The village lies in the parish of Berse, whose name has the same origin as the nearby village of Bersham. The name, still sometimes applied to the area of Caego, was originally that of a common and later came to apply to the whole township of Berse or Bersham; it may be based on an Old English personal name or on the Middle English word "berse", meaning a hedge of osiers. Nearby farms are still known as Higher Berse and Little Berse. Berse parish, however, was created only in June 1934, when it was formed from parts of the parishes of Rhosddu and Wrexham, while most of the houses making up Caego village were built in the 1930s or later. Many of the pre-World War II houses were built by the brothers, Evan and Robert Thomas Williams.

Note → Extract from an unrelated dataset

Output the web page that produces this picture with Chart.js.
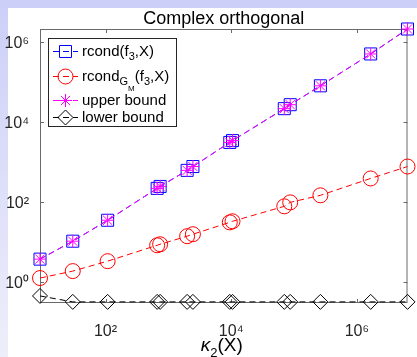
<!DOCTYPE html>
<html>
<head>
<meta charset="utf-8">
<script src="https://cdn.jsdelivr.net/npm/chart.js@4.4.0/dist/chart.umd.min.js"></script>
<style>
  html, body { margin: 0; padding: 0; background: #fff; }
  #wrap { width: 417px; height: 357px; }
</style>
</head>
<body>
<div id="wrap"><canvas id="c" width="417" height="357"></canvas></div>
<script>
// ── Data ──
const kappa      = [9.06, 30.1, 108, 663, 740, 1990, 2460, 9500, 10500, 70000, 87000, 263000, 1.66e6, 6.4e6];
const rcondF3    = [3.74, 10.5, 35, 219, 245, 617, 770, 3080, 3420, 21500, 27000, 80000, 500000, 2.1e6];
const rcondGM    = [1.26, 1.88, 3.33, 8.3, 8.8, 14, 15.7, 31, 33, 78, 98, 147, 388, 770];
const upperBound = [3.74, 10.5, 35, 219, 245, 617, 770, 3080, 3420, 21500, 27000, 80000, 500000, 2.1e6];
const lowerBound = [0.45, 0.32, 0.32, 0.32, 0.32, 0.32, 0.32, 0.32, 0.32, 0.32, 0.32, 0.32, 0.32, 0.32];

const seriesLabels = ['rcond(f3,X)', 'rcondGM(f3,X)', 'upper bound', 'lower bound'];
const xTicks      = [1e2, 1e4, 1e6];
const xTickLabels = ['10\u00b2', '10\u2074', '10\u2076'];
const yTicks      = [1e0, 1e2, 1e4, 1e6];
const yTickLabels = ['10\u2070', '10\u00b2', '10\u2074', '10\u2076'];
const chartTitle  = 'Complex orthogonal';

const FONT = '"Liberation Sans", Arial, Helvetica, sans-serif';
const BLUE = '#0000ff', RED = '#ff0000', MAG = '#ff00ff', BLK = '#000000';
const NONE = 'rgba(0,0,0,0)';

const pts = (xs, ys) => xs.map((v, i) => ({ x: v, y: ys[i] }));
const ds = (label, data, color, style, r, order) => ({
  label, data: pts(kappa, data), showLine: true, borderColor: color, backgroundColor: NONE,
  borderWidth: 1, borderDash: [6, 4], tension: 0, clip: false, order,
  pointStyle: style, pointRadius: r, pointHoverRadius: r, pointBorderColor: color,
  pointBackgroundColor: NONE, pointBorderWidth: 1
});

// texto con sub-índices: [texto, tamaño, desplazamiento y, cursiva]
function rich(ctx, parts, x, y, measureOnly) {
  let w = 0;
  parts.forEach(([t, size, dy, it]) => {
    ctx.font = `${it ? 'italic ' : ''}${size}px ${FONT}`;
    if (!measureOnly) ctx.fillText(t, x + w, y + dy);
    w += ctx.measureText(t).width;
  });
  return w;
}

function marker(ctx, style, x, y, r) {
  ctx.beginPath();
  if (style === 'rect') ctx.rect(x - r, y - r, 2 * r, 2 * r);
  else if (style === 'circle') ctx.arc(x, y, r, 0, Math.PI * 2);
  else if (style === 'rectRot') { ctx.moveTo(x, y - r); ctx.lineTo(x + r, y); ctx.lineTo(x, y + r); ctx.lineTo(x - r, y); ctx.closePath(); }
  else if (style === 'star') {
    for (let k = 0; k < 4; k++) {
      const a = k * Math.PI / 4;
      ctx.moveTo(x - r * Math.cos(a), y - r * Math.sin(a));
      ctx.lineTo(x + r * Math.cos(a), y + r * Math.sin(a));
    }
  }
  ctx.stroke();
}

const legendItems = [
  { parts: [['rcond(f', 15, 0], ['3', 11, 4], [',X)', 15, 0]], color: BLUE, style: 'rect', r: 6, y: 51 },
  { parts: [['rcond', 15, 0], ['G', 11, 4], ['M', 8, 10], ['(f', 15, 0], ['3', 11, 4], [',X)', 15, 0]], color: RED, style: 'circle', r: 7.5, y: 76 },
  { parts: [['upper bound', 15, 0]], color: MAG, style: 'star', r: 6.5, y: 100 },
  { parts: [['lower bound', 15, 0]], color: BLK, style: 'rectRot', r: 7.5, y: 117 }
];

const deco = {
  id: 'deco',
  beforeDraw(c) {
    const ctx = c.ctx;
    const g = ctx.createLinearGradient(0, 0, 0, 357);
    g.addColorStop(0, '#cccff8');
    g.addColorStop(1, '#eeeefa');
    ctx.save();
    ctx.fillStyle = g;
    ctx.fillRect(0, 0, 417, 357);
    ctx.fillStyle = '#ffffff';
    ctx.fillRect(8, 8, 409, 349);
    ctx.restore();
  },
  beforeDatasetsDraw(c) {
    const { ctx, chartArea: a, scales: { x, y } } = c;
    ctx.save();
    ctx.strokeStyle = '#6a6a6a';
    ctx.lineWidth = 1;
    ctx.strokeRect(a.left + 0.5, a.top + 0.5, a.right - a.left - 1, a.bottom - a.top - 1);
    ctx.beginPath();
    xTicks.forEach(v => {
      const p = Math.round(x.getPixelForValue(v)) + 0.5;
      ctx.moveTo(p, a.bottom); ctx.lineTo(p, a.bottom - 4);
      ctx.moveTo(p, a.top); ctx.lineTo(p, a.top + 4);
    });
    yTicks.forEach(v => {
      const p = Math.round(y.getPixelForValue(v)) + 0.5;
      ctx.moveTo(a.left, p); ctx.lineTo(a.left + 4, p);
      ctx.moveTo(a.right, p); ctx.lineTo(a.right - 4, p);
    });
    ctx.stroke();
    ctx.restore();
  },
  afterDraw(c) {
    const { ctx, chartArea: a } = c;
    const cx = (a.left + a.right) / 2;
    ctx.save();
    ctx.fillStyle = '#000';
    ctx.textBaseline = 'alphabetic';
    // título
    ctx.font = `18px ${FONT}`;
    ctx.textAlign = 'center';
    ctx.fillText(chartTitle, cx, 24);
    // título eje x: κ₂(X)
    ctx.textAlign = 'left';
    const xt = [['\u03ba', 19, 0, true], ['2', 13, 6], ['(X)', 19, 0]];
    const w = rich(ctx, xt, 0, 0, true);
    rich(ctx, xt, cx - 2 - w / 2, 351);
    // leyenda
    ctx.fillStyle = '#fff';
    ctx.fillRect(48, 38, 129, 89);
    ctx.strokeStyle = '#262626';
    ctx.lineWidth = 1;
    ctx.strokeRect(48.5, 38.5, 128, 88);
    legendItems.forEach(it => {
      ctx.strokeStyle = it.color;
      ctx.setLineDash([6, 4]);
      ctx.beginPath(); ctx.moveTo(53, it.y + 0.5); ctx.lineTo(78, it.y + 0.5); ctx.stroke();
      ctx.setLineDash([]);
      marker(ctx, it.style, 65.5, it.y + 0.5, it.r);
      ctx.fillStyle = '#000';
      rich(ctx, it.parts, 82, it.y + 5);
    });
    ctx.restore();
  }
};

const tickFont = { family: FONT, size: 16 };

new Chart(document.getElementById('c'), {
  type: 'scatter',
  data: {
    datasets: [
      ds(seriesLabels[0], rcondF3, BLUE, 'rect', 8.5, 4),
      ds(seriesLabels[1], rcondGM, RED, 'circle', 7.5, 3),
      ds(seriesLabels[2], upperBound, MAG, 'star', 6.5, 2),
      ds(seriesLabels[3], lowerBound, BLK, 'rectRot', 7.5, 1)
    ]
  },
  options: {
    responsive: false, animation: false, events: [],
    layout: { padding: { left: 0, right: 7, top: 29, bottom: 0 } },
    plugins: { legend: { display: false }, tooltip: { enabled: false }, title: { display: false } },
    scales: {
      x: {
        type: 'logarithmic', min: Math.min(...kappa), max: Math.max(...kappa),
        afterBuildTicks: s => { s.ticks = xTicks.map(v => ({ value: v })); },
        afterFit: s => { s.height = 54; },
        ticks: { callback: (v, i) => xTickLabels[i], color: '#262626', font: tickFont, padding: 11, maxRotation: 0, autoSkip: false },
        grid: { display: false }, border: { display: false }
      },
      y: {
        type: 'logarithmic', min: Math.min(...lowerBound), max: Math.max(...upperBound),
        afterBuildTicks: s => { s.ticks = yTicks.map(v => ({ value: v })); },
        afterFit: s => { s.width = 40; },
        ticks: { callback: (v, i) => yTickLabels[i], color: '#262626', font: tickFont, padding: 3, labelOffset: 2, autoSkip: false },
        grid: { display: false }, border: { display: false }
      }
    }
  },
  plugins: [deco]
});
</script>
</body>
</html>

The village's main landmark is the small eighteenth-century Berse (or Berse Drelincourt) Parish Church, which is now Grade II listed. Originally known as the "Capel Madam", it was built in 1742 by Mrs Mary Drelincourt, widow of Peter or Pierre Drelincourt (1644–1722), the Dean of Armagh, and was originally attached to a small girls' charity school. The church, which does not have a specific dedication, was consecrated in 1759, enlarged in 1828 (to accommodate pews for landowners Thomas Hayes of Gatewen Hall, and Thomas Fitzhugh of Plas Power), and restored in 1862. As of 2010 the church has been taken out of use and put up for sale by the Church in Wales.

The Great Western Railway's branch to the Moss Valley ran through the village until the 1930s. It was reinstated for a period in the 1960s and 1970s to serve a coal disposal point at Gatewen.